21.8 Redshift Data Sharing: Cross-Cluster and Cross-Account Queries
Right, so you’ve got your data loaded, your queries are humming along, and you’re feeling pretty good about your Redshift cluster. Then someone from the marketing team (bless their hearts) asks for direct, live access to your sales data. Your first instinct is to scream. Your second is to build a fragile pipeline of nightly extracts, which is just a different kind of scream. Enter Redshift data sharing, which is basically the database equivalent of saying, “Fine, here’s a live read-only feed, but you break it, you bought it.”
Data sharing lets you do something that feels a bit like magic: grant seamless, secure, read-only access to a specific database in your cluster (the producer) to other Redshift clusters (the consumers). The killer feature? This works whether the consumer is in the same AWS account or a completely different one. There’s no data movement, no copying, no S3 buckets acting as awkward middlemen. The consumer cluster queries the data directly from the producer’s disks, over a high-speed private network. It’s not a sync; it’s a live, managed connection.
The Core Concepts: Namespaces and Shares
Before you start slinging SQL, you need to wrap your head around the lingo. A datashare is a named object you create on the producer cluster. Think of it as a gift basket. You then add specific database objects (schemas, tables, views) to this basket. Finally, you grant access to this basket for a specific consumer cluster or an entire AWS account.
The consumer side sees this shared basket as a special kind of database, pointedly not with the same name as your source database to avoid utter confusion. This is where namespaces come in. The producer cluster has a namespace (a globally unique identifier, something like a1234567-b12c-34de-5678-f123456789ab). When you create a share, you’re essentially creating a named pointer from that namespace.
-- On your PRODUCER cluster
CREATE DATASHARE sales_share;
ALTER DATASHARE sales_share ADD SCHEMA public;
ALTER DATASHARE sales_share ADD TABLE public.sales, public.customers;
-- Now, grant usage to a specific consumer namespace
GRANT USAGE ON DATASHARE sales_share TO NAMESPACE 'a9876543-c21b-43dc-8765-a987654321ab';
Consuming the Shared Data
Over on the consumer cluster, the admin needs to create a local database that’s actually a reference to the remote share. Notice how you need the producer’s namespace and the exact name of the share. This is where you avoid naming collisions.

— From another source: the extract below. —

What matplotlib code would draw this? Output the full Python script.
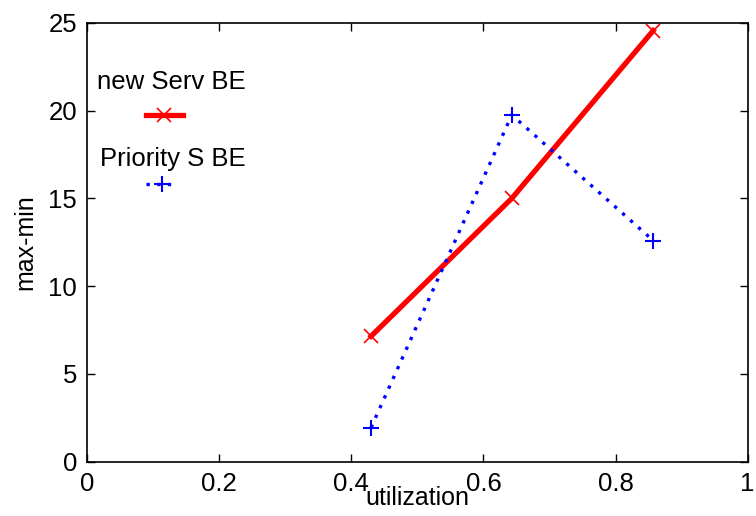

-- On your CONSUMER cluster
CREATE DATABASE marketing_db FROM DATASHARE sales_share OF NAMESPACE 'a1234567-b12c-34de-5678-f123456789ab';
Now, anyone with permissions on the marketing_db database can query marketing_db.public.sales just like any other table. The query planning happens on the consumer cluster, but the heavy lifting of scanning the data is done on the producer. You’re billed for the compute on the cluster that runs the query—the consumer. The producer just serves the bytes.
The Security Model: It’s Actually Good
This is where AWS got it right. The sharing is built on the bedrock of Redshift’s existing role-based security. The consumer cluster’s users and roles have no inherent permissions on the shared data. None. The producer admin must explicitly grant SELECT on the shared tables to a special PUBLIC role within the context of the datashare. This PUBLIC doesn’t mean “everyone on the internet”; it means “every user of the consumer database.”
-- Back on the PRODUCER cluster
GRANT SELECT ON TABLE public.sales TO PUBLIC;
The consumer admin then grants usage on the newly created marketing_db to their own users or roles. This two-layer permission system is elegant: the producer controls what can be accessed, and the consumer controls who on their side gets to access it.
The Rough Edges and “Questionable Choices”
It’s not all rainbows. The biggest limitation is that you can only share base tables and views. You cannot share SQL user-defined functions (UDFs), stored procedures, or materialized views. This is a massive pain if your data model relies on UDFs for critical transformations. You’ll have to replicate that logic on the consumer side, which defeats the purpose of a single source of truth.
Also, while the performance is generally excellent, it’s not quite the same as querying local data. Network latency between the two clusters (even in the same region) adds overhead. The planner on the consumer side doesn’t have the same deep statistics for the shared tables as it does for local ones. For complex, multi-join queries, you might find it more performant to periodically materialize the results into a local table on the consumer cluster. It’s a trade-off: real-time access vs. raw speed.
The most common pitfall? Forgetting that GRANT SELECT step on the producer. You’ll set everything up perfectly, the consumer admin will create the database, and their users will get a frustrating Permission denied error when they try to query. It’s the first thing I check when it “doesn’t work.” The second is ensuring both clusters are in the same AWS region. Because, no, you cannot share data across regions. They designed it that way to keep the network latency low and the billing simple, but it’s a real constraint you have to architect around.